Problem details
Skipping all pictures, set down the lines of the listing from the first through the one with "const data = categories.map((c, i)".

Information shown
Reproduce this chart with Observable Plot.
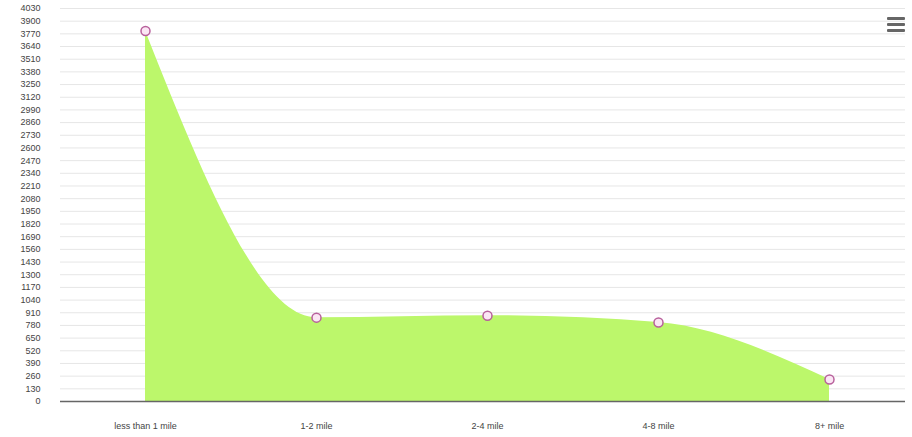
<!DOCTYPE html>
<html>
<head>
<meta charset="utf-8">
<script src="https://cdn.jsdelivr.net/npm/d3@7"></script>
<script src="https://cdn.jsdelivr.net/npm/@observablehq/plot@0.6"></script>
<style>
  html, body { margin: 0; padding: 0; background: #fff; }
  #wrap { position: relative; width: 912px; height: 437px; }
  #menu { position: absolute; left: 887px; top: 17px; width: 18px; }
  #menu div { height: 3px; background: #666; margin-bottom: 3px; border-radius: 1px; }
</style>
</head>
<body>
<div id="wrap">
  <div id="chart"></div>
  <div id="menu"><div></div><div></div><div></div></div>
</div>
<script>
const categories = ["less than 1 mile", "1-2 mile", "2-4 mile", "4-8 mile", "8+ mile"];
const values = [3800, 860, 880, 810, 225];
const yTicks = d3.range(0, 4031, 130);

const data = categories.map((c, i) => ({category: c, value: values[i]}));

const chart = Plot.plot({
  width: 912,
  height: 437,
  marginLeft: 60,
  marginRight: 7,
  marginTop: 8,
  marginBottom: 36,
  style: {fontFamily: "Liberation Sans, Arial, sans-serif", fontSize: "9px", color: "#444", background: "#fff"},
  x: {type: "point", domain: categories, range: [145, 829], padding: 0, label: null},
  y: {domain: [0, 4030], range: [401, 8], label: null},
  marks: [
    Plot.ruleY(yTicks, {stroke: "#e6e6e6", strokeWidth: 1}),
    Plot.areaY(data, {x: "category", y: "value", curve: "monotone-x", fill: "#bcf76b"}),
    Plot.ruleY([0], {stroke: "#666", strokeWidth: 1.5}),
    Plot.dot(data, {x: "category", y: "value", r: 4.5, fill: "#fbe6f4", stroke: "#b8609c", strokeWidth: 1.5}),
    Plot.axisY({ticks: yTicks, tickSize: 0, tickPadding: 20, tickFormat: d => String(d), fontSize: 9}),
    Plot.axisX({tickSize: 0, tickPadding: 21, fontSize: 9})
  ]
});
document.getElementById("chart").appendChild(chart);
</script>
</body>
</html>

Result of the exercise
Reproduce this chart with Observable Plot.
<!DOCTYPE html>
<html>
<head>
<meta charset="utf-8">
<script src="https://cdn.jsdelivr.net/npm/d3@7"></script>
<script src="https://cdn.jsdelivr.net/npm/@observablehq/plot@0.6"></script>
<style>
  html, body { margin: 0; padding: 0; background: #fff; }
  #wrap { position: relative; width: 912px; height: 437px; }
  #menu { position: absolute; left: 887px; top: 17px; width: 18px; }
  #menu div { height: 3px; background: #666; margin-bottom: 3px; border-radius: 1px; }
</style>
</head>
<body>
<div id="wrap">
  <div id="chart"></div>
  <div id="menu"><div></div><div></div><div></div></div>
</div>
<script>
const categories = ["less than 1 mile", "1-2 mile", "2-4 mile", "4-8 mile", "8+ mile"];
const values = [3800, 860, 880, 810, 225];
const yTicks = d3.range(0, 4031, 130);

const data = categories.map((c, i) => ({category: c, value: values[i]}));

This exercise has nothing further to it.